Slow sync sending files from Android

@mraneri Did caseSensitiveFS — Syncthing documentation make a performance difference with your Periodic transfer bursts, then no traffic. problem?

If you were confused on why I suggested enabling that option, this performance issue on Android is why. I was wondering if it was the same problem.

Yes - this is the same case.

I did some tests and even with this option enabled, Syncthing is killing I/O on my Android phone, but at least there’s enough left for it to do sync.

So another guess - how many threads are doing directory scanning? If more than one, maybe that’s the issue, polluting and trashing the cache or hammering SQLite?

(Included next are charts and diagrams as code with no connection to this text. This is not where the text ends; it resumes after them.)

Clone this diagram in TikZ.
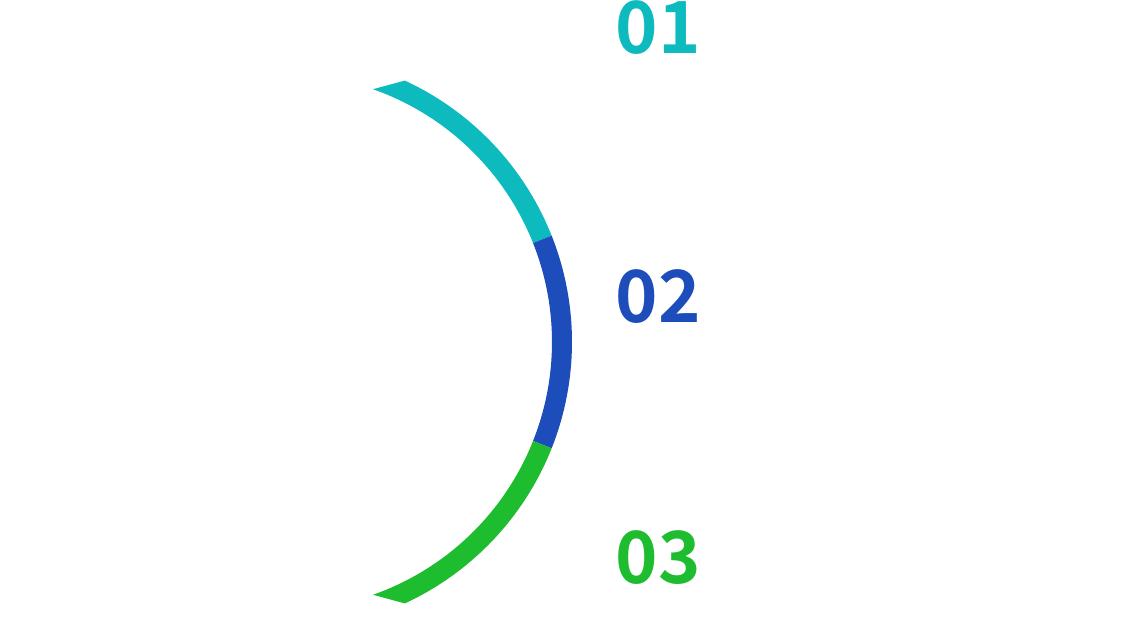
\documentclass[tikz,border=0pt]{standalone}
\usepackage{fontspec}
\newfontfamily\numfont{Noto Sans CJK SC}[BoldFont=* Bold]
\definecolor{cOne}{RGB}{13,187,191}
\definecolor{cTwo}{RGB}{28,77,186}
\definecolor{cThree}{RGB}{29,189,47}
\tikzset{
  numlabel/.style={anchor=base west, inner sep=0pt, font=\numfont\bfseries\fontsize{72pt}{72pt}\selectfont},
}
\begin{document}
\begin{tikzpicture}[x=1pt,y=1pt]
\useasboundingbox (0,0) rectangle (1135,644);
\begin{scope}[shift={(284pt,302pt)}]
  \fill[cOne] (65.2:288pt) arc[start angle=65.2,end angle=21.67,radius=288pt] -- (21.67:268pt) arc[start angle=21.67,end angle=70.6,radius=268pt] -- cycle;
  \fill[cTwo] (21.67:288pt) arc[start angle=21.67,end angle=-21.67,radius=288pt] -- (-21.67:268pt) arc[start angle=-21.67,end angle=21.67,radius=268pt] -- cycle;
  \fill[cThree] (-21.67:288pt) arc[start angle=-21.67,end angle=-65.2,radius=288pt] -- (-70.6:268pt) arc[start angle=-70.6,end angle=-21.67,radius=268pt] -- cycle;
\end{scope}
\node[numlabel, text=cOne] (n1) at (615.5,590) {01};
\node[numlabel, text=cTwo] (n2) at (615.5,321) {02};
\node[numlabel, text=cThree] (n3) at (615.5,60) {03};
\end{tikzpicture}
\end{document}
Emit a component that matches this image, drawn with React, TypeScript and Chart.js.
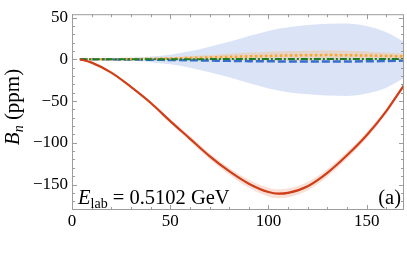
import React, { useEffect, useRef } from 'react';
import { Chart, registerables } from 'chart.js';

Chart.register(...registerables);

// Scattering angle (deg)
const angles = [4, 10, 20, 30, 40, 50, 60, 70, 80, 90, 100, 105, 110, 120, 130, 140, 150, 160, 169];
// Red solid curve and its uncertainty
const redLine = [0, -4, -16, -33, -52, -74, -95, -116, -134, -149, -159, -161, -160, -152, -136, -115, -91, -62, -31];
const redErr = [0, 0.3, 0.8, 1.3, 1.8, 2.4, 3, 3.6, 4.2, 4.8, 5.2, 5.3, 5.3, 5.1, 4.7, 4.2, 3.6, 2.9, 2.2];
// Blue band (upper / lower) and blue dashed line
const blueUpper = [0, 0.3, 0.8, 1.8, 3.2, 5.5, 9.5, 15, 21, 28, 34, 36.5, 38.5, 41, 42.5, 43, 40, 32.5, 21];
const blueLower = [0, -0.3, -0.8, -1.8, -3.4, -6, -10, -15.5, -21.5, -28.5, -35, -37.5, -39.5, -42, -43.5, -44, -41, -34, -22.5];
const blueLine = [0, -0.05, -0.1, -0.3, -0.5, -0.8, -1.1, -1.5, -1.9, -2.2, -2.4, -2.5, -2.6, -2.7, -2.7, -2.6, -2.4, -2, -1.6];
// Orange band (upper / lower) and orange dotted line
const orangeUpper = [0, 0.15, 0.4, 0.8, 1.6, 2.5, 3.8, 5.2, 6.7, 8, 9, 9.5, 9.9, 10.3, 10.5, 10.2, 9.2, 8, 6.5];
const orangeLower = [0, -0.05, -0.2, -0.3, -0.6, -0.9, -1.2, -1.5, -1.8, -2, -2.1, -2.1, -2.1, -2, -1.8, -1.6, -1.3, -1, -0.6];
const orangeLine = [0, 0.05, 0.1, 0.3, 0.6, 1, 1.6, 2.2, 2.9, 3.5, 4, 4.3, 4.5, 4.8, 5, 4.9, 4.5, 4, 3.5];
// Green dash-dot line
const greenLine = [0, 0, 0.05, 0.1, 0.1, 0.1, 0.15, 0.2, 0.25, 0.3, 0.3, 0.3, 0.35, 0.4, 0.4, 0.4, 0.35, 0.3, 0.2];

// Axes
const xMajorTicks = [0, 50, 100, 150];
const xMinorTicks = [10, 20, 30, 40, 60, 70, 80, 90, 110, 120, 130, 140, 160];
const yMajorTicks = [-150, -100, -50, 0, 50];
const yMinorTicks = [-170, -160, -140, -130, -120, -110, -90, -80, -70, -60, -40, -30, -20, -10, 10, 20, 30, 40];

const SERIF = '"Liberation Serif", "DejaVu Serif", serif';

const pts = (ys: number[]) => angles.map((a, i) => ({ x: a, y: ys[i] }));

const decorPlugin = {
  id: 'decor',
  afterDraw(chart: any) {
    const { ctx, chartArea: ca, scales } = chart;
    const xs = scales.x;
    const ys = scales.y;
    ctx.save();
    ctx.strokeStyle = '#9c9c9c';
    ctx.lineWidth = 1;
    ctx.strokeRect(ca.left + 0.5, ca.top + 0.5, ca.right - ca.left - 1, ca.bottom - ca.top - 1);
    const tick = (vals: number[], len: number) => {
      ctx.beginPath();
      for (const v of vals) {
        const px = Math.round(xs.getPixelForValue(v)) + 0.5;
        ctx.moveTo(px, ca.bottom);
        ctx.lineTo(px, ca.bottom - len);
        ctx.moveTo(px, ca.top);
        ctx.lineTo(px, ca.top + len);
      }
      ctx.stroke();
    };
    const ytick = (vals: number[], len: number) => {
      ctx.beginPath();
      for (const v of vals) {
        const py = Math.round(ys.getPixelForValue(v)) + 0.5;
        ctx.moveTo(ca.left, py);
        ctx.lineTo(ca.left + len, py);
        ctx.moveTo(ca.right, py);
        ctx.lineTo(ca.right - len, py);
      }
      ctx.stroke();
    };
    tick(xMajorTicks, 5);
    tick(xMinorTicks, 3);
    ytick(yMajorTicks, 5);
    ytick(yMinorTicks, 3);

    // Annotation E_lab
    ctx.fillStyle = '#000';
    ctx.textBaseline = 'alphabetic';
    ctx.textAlign = 'left';
    let x = 78;
    const base = 204;
    ctx.font = `italic 20.5px ${SERIF}`;
    ctx.fillText('E', x, base);
    x += ctx.measureText('E').width;
    ctx.font = `14px ${SERIF}`;
    ctx.fillText('lab', x, base + 4);
    x += ctx.measureText('lab').width;
    ctx.font = `20.5px ${SERIF}`;
    ctx.fillText(' = 0.5102 GeV', x, base);

    ctx.textAlign = 'right';
    ctx.fillText('(a)', 401, base);

    // Y axis title
    ctx.translate(19, 107);
    ctx.rotate(-Math.PI / 2);
    ctx.textAlign = 'left';
    ctx.font = `italic 21px ${SERIF}`;
    const wB = ctx.measureText('B').width;
    ctx.font = `italic 14px ${SERIF}`;
    const wn = ctx.measureText('n').width;
    ctx.font = `21px ${SERIF}`;
    const wr = ctx.measureText(' (ppm)').width;
    let tx = -(wB + wn + wr) / 2;
    ctx.font = `italic 21px ${SERIF}`;
    ctx.fillText('B', tx, 0);
    tx += wB;
    ctx.font = `italic 14px ${SERIF}`;
    ctx.fillText('n', tx, 4);
    tx += wn;
    ctx.font = `21px ${SERIF}`;
    ctx.fillText(' (ppm)', tx, 0);
    ctx.restore();
  },
};

export default function App() {
  const ref = useRef<HTMLCanvasElement>(null);
  useEffect(() => {
    const canvas = ref.current!;
    const line = (data: number[], color: string, width: number, dash: number[], order: number) => ({
      data: pts(data),
      borderColor: color,
      borderWidth: width,
      borderDash: dash,
      pointRadius: 0,
      fill: false,
      cubicInterpolationMode: 'monotone',
      order,
    });
    const band = (data: number[], color: string, fill: any, order: number) => ({
      data: pts(data),
      borderWidth: 0,
      borderColor: 'rgba(0,0,0,0)',
      backgroundColor: color,
      pointRadius: 0,
      fill,
      cubicInterpolationMode: 'monotone',
      order,
    });
    const redLow = redLine.map((v, i) => v - redErr[i]);
    const redHigh = redLine.map((v, i) => v + redErr[i]);
    const chart = new Chart(canvas, {
      type: 'line',
      data: {
        datasets: [
          band(blueLower, 'rgba(0,0,0,0)', false, 100),
          band(blueUpper, 'rgba(190,206,240,0.55)', '-1', 100),
          band(orangeLower, 'rgba(0,0,0,0)', false, 90),
          band(orangeUpper, 'rgba(240,190,140,0.42)', '-1', 90),
          band(redLow, 'rgba(0,0,0,0)', false, 80),
          band(redHigh, 'rgba(236,150,120,0.3)', '-1', 80),
          line(blueLine, 'rgb(55,110,205)', 2.5, [8, 3], 4),
          line(orangeLine, 'rgb(250,165,40)', 2.5, [2.5, 2.5], 3),
          line(greenLine, 'rgb(30,125,35)', 2, [7, 2, 2, 2], 2),
          line(redLine, 'rgb(208,62,24)', 2.2, [], 1),
        ] as any,
      },
      options: {
        responsive: false,
        animation: false,
        devicePixelRatio: 1,
        layout: { padding: { top: 4, right: 3, left: 0, bottom: 0 } },
        plugins: { legend: { display: false }, tooltip: { enabled: false } },
        scales: {
          x: {
            type: 'linear',
            min: 0,
            max: 169,
            grid: { display: false, drawTicks: false },
            border: { display: false },
            ticks: { font: { family: SERIF, size: 17 }, color: '#000', padding: 1, autoSkip: false, maxRotation: 0 },
            afterBuildTicks: (s: any) => { s.ticks = xMajorTicks.map((v) => ({ value: v })); },
            afterFit: (s: any) => { s.height = 54; },
          },
          y: {
            type: 'linear',
            min: -180.5,
            max: 54,
            grid: { display: false, drawTicks: false },
            border: { display: false },
            ticks: {
              font: { family: SERIF, size: 17 },
              color: '#000',
              padding: 4,
              autoSkip: false,
              callback: (v: any) => (v < 0 ? '\u2212' + Math.abs(v) : String(v)),
            },
            afterBuildTicks: (s: any) => { s.ticks = yMajorTicks.map((v) => ({ value: v })); },
            afterFit: (s: any) => { s.width = 72; },
          },
        },
      } as any,
      plugins: [decorPlugin],
    });
    return () => chart.destroy();
  }, []);
  return (
    <div style={{ position: 'fixed', left: 0, top: 0, width: 407, height: 264, background: '#fff' }}>
      <canvas ref={ref} width={407} height={264} style={{ display: 'block' }} />
    </div>
  );
}
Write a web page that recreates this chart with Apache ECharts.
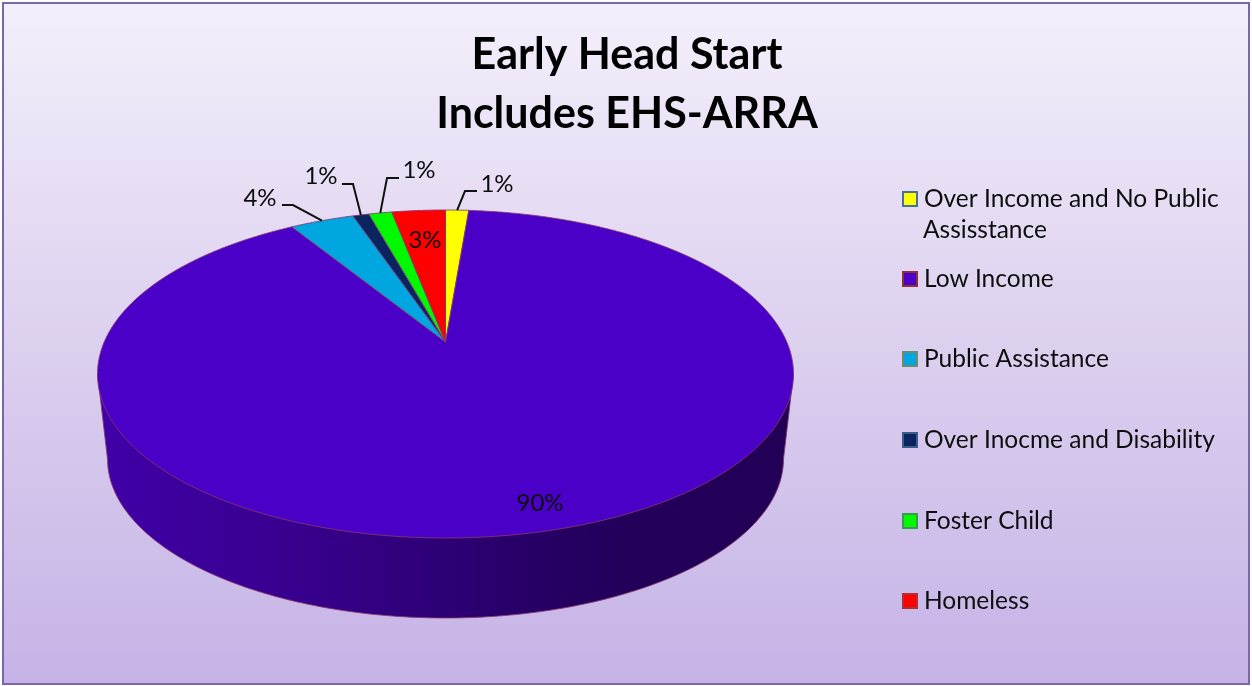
<!DOCTYPE html>
<html>
<head>
<meta charset="utf-8">
<title>Early Head Start</title>
<script src="https://cdn.jsdelivr.net/npm/echarts@6/dist/echarts.min.js"></script>
<style>
  html, body { margin: 0; padding: 0; background: #fff; }
  #chart { width: 1252px; height: 686px; }
</style>
</head>
<body>
<div id="chart"></div>
<script>
// slice order is clockwise from 12 o'clock
var categories = ["Over Income and No Public", "Low Income", "Public Assistance", "Over Inocme and Disability", "Foster Child", "Homeless"];
var percents = [1.3, 89.9, 3.6, 0.9, 1.3, 3.0];
var sliceColors = ["#ffff00", "#4a00c6", "#00a6e0", "#0a2460", "#00f800", "#ff0000"];
var legendBorders = ["#44709e", "#8c3038", "#6f8a70", "#3d5a88", "#3c9a50", "#b03030"];
var legendCenters = [199, 279, 359, 440, 521, 601];
var titleLines = ["Early Head Start", "Includes EHS-ARRA"];
var legendSecondLine = "Assisstance";

var FONT = "Lato";
var EDGE = "rgba(135,55,110,0.85)";

// the disc is seen in perspective: the pie centre sits above the ellipse centre
var disc = { cx: 445.5, cy: 374, rx: 348, ry: 164, apexY: 342 };
var wall = { cx: 445.5, cy: 459, rx: 338, ry: 159 };

// leader lines and label spots, index matches categories
var labelSpots = [
  { x: 497, y: 184, elbow: [[477, 191], [465, 191]] },
  { x: 540, y: 503 },
  { x: 260, y: 198, elbow: [[282, 205], [293, 205]] },
  { x: 321, y: 176, elbow: [[342, 184], [353, 184]] },
  { x: 419, y: 170, elbow: [[399, 178], [387, 178]] },
  { x: 425, y: 240 }
];

// angle in degrees clockwise from top -> pixel on the top face, r in 0..1
function project(deg, r) {
  var a = deg * Math.PI / 180;
  var u = r * Math.sin(a), v = -r * Math.cos(a);
  var shift = disc.cy - disc.apexY;
  var c = -shift / disc.ry;
  var k = disc.rx * Math.sqrt(1 - c * c);
  var den = 1 + c * v;
  return [disc.cx + k * u / den, disc.cy + (disc.ry * v - shift) / den];
}

function startAngle(i) {
  var sum = 0;
  for (var j = 0; j < i; j++) sum += percents[j];
  return sum * 3.6;
}

function makeRender(i) {
  return function (params, api) {
    var value = api.value(0);
    var from = startAngle(i), to = from + value * 3.6;
    var pts = [project(0, 0)];
    for (var d = from; d < to; d += 0.5) pts.push(project(d, 1));
    pts.push(project(to, 1));

    var children = [];
    if (i === 1) {
      // wall of the disc, only the big slice faces the viewer
      var wallPts = [[disc.cx - disc.rx, disc.cy]];
      for (var w = 180; w >= 0; w -= 1) {
        wallPts.push([wall.cx + wall.rx * Math.cos(w * Math.PI / 180), wall.cy + wall.ry * Math.sin(w * Math.PI / 180)]);
      }
      wallPts.push([disc.cx + disc.rx, disc.cy]);
      children.push({
        type: "polygon",
        shape: { points: wallPts },
        style: {
          fill: new echarts.graphic.LinearGradient(0, 0, 1, 0, [
            { offset: 0, color: "#4000a8" },
            { offset: 0.3, color: "#37008c" },
            { offset: 0.6, color: "#280068" },
            { offset: 0.75, color: "#22005a" },
            { offset: 1, color: "#220056" }
          ]),
          stroke: EDGE,
          lineWidth: 1
        }
      });
    }
    children.push({
      type: "polygon",
      shape: { points: pts },
      style: { fill: sliceColors[i], stroke: EDGE, lineWidth: 1 },
      z2: 1
    });

    var spot = labelSpots[i];
    if (spot.elbow) {
      var mid = project((from + to) / 2, 1);
      children.push({
        type: "polyline",
        shape: { points: spot.elbow.concat([mid]) },
        style: { fill: null, stroke: "#111", lineWidth: 2 },
        z2: 5
      });
    }
    children.push({
      type: "text",
      style: {
        x: spot.x, y: spot.y,
        text: Math.round(value) + "%",
        font: "24px " + FONT,
        fill: "#0d0d0d",
        align: "center",
        verticalAlign: "middle"
      },
      z2: 6
    });
    return { type: "group", children: children };
  };
}

var series = categories.map(function (name, i) {
  return {
    type: "custom",
    name: name,
    coordinateSystem: "none",
    silent: true,
    animation: false,
    data: [[percents[i]]],
    renderItem: makeRender(i)
  };
});

var legends = categories.map(function (name, i) {
  return {
    left: 902,
    top: legendCenters[i] - 14,
    padding: 0,
    orient: "vertical",
    itemWidth: 14,
    itemHeight: 14,
    selectedMode: false,
    icon: "rect",
    textStyle: { fontFamily: FONT, fontSize: 24.5, color: "#0d0d0d", padding: [0, 0, 0, 2], lineHeight: 28 },
    data: [{
      name: name,
      icon: "rect",
      itemStyle: { color: sliceColors[i], borderColor: legendBorders[i], borderWidth: 2 }
    }]
  };
});

var chart = echarts.init(document.getElementById("chart"));
chart.setOption({
  animation: false,
  backgroundColor: "#ffffff",
  title: {
    text: titleLines.join("\n"),
    left: 622,
    top: 21,
    textAlign: "center",
    textStyle: { fontFamily: FONT, fontSize: 43, fontWeight: "bold", color: "#000", lineHeight: 59 }
  },
  legend: legends,
  graphic: [
    {
      type: "rect",
      z: -10,
      silent: true,
      shape: { x: 3, y: 3, width: 1246, height: 681 },
      style: {
        fill: new echarts.graphic.LinearGradient(0, 0, 0, 1, [
          { offset: 0, color: "#f4effb" },
          { offset: 0.5, color: "#dcd0ef" },
          { offset: 1, color: "#c5b3e6" }
        ]),
        stroke: "#7a66aa",
        lineWidth: 2
      }
    },
    {
      type: "text",
      silent: true,
      style: {
        x: 923, y: 230,
        text: legendSecondLine,
        font: "24.5px " + FONT,
        fill: "#0d0d0d",
        verticalAlign: "middle"
      }
    }
  ],
  series: series
});
window.onresize = chart.resize;
</script>
</body>
</html>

As for the versions, actually, GH issues 1787 and 2739 say it was implemented in 1.9.0. And the “fixer” was already discussed here /t/periodic-transfer-bursts-then-no-traffic/25184 [only 2 links allowed for new users].

I didn’t have a large transfer to do until about a week later. I did set case sensitive FS on the Linux side but both endpoints happened to be rebooted for other reasons. The subsequent transfer was faster and seemed not to suffer from the start/stop nature of the original problem. I can’t say for sure it was the setting change vs the reboot though.

1 Like

Folder stuck at scanning issue relates to case insensitivity for a very long time.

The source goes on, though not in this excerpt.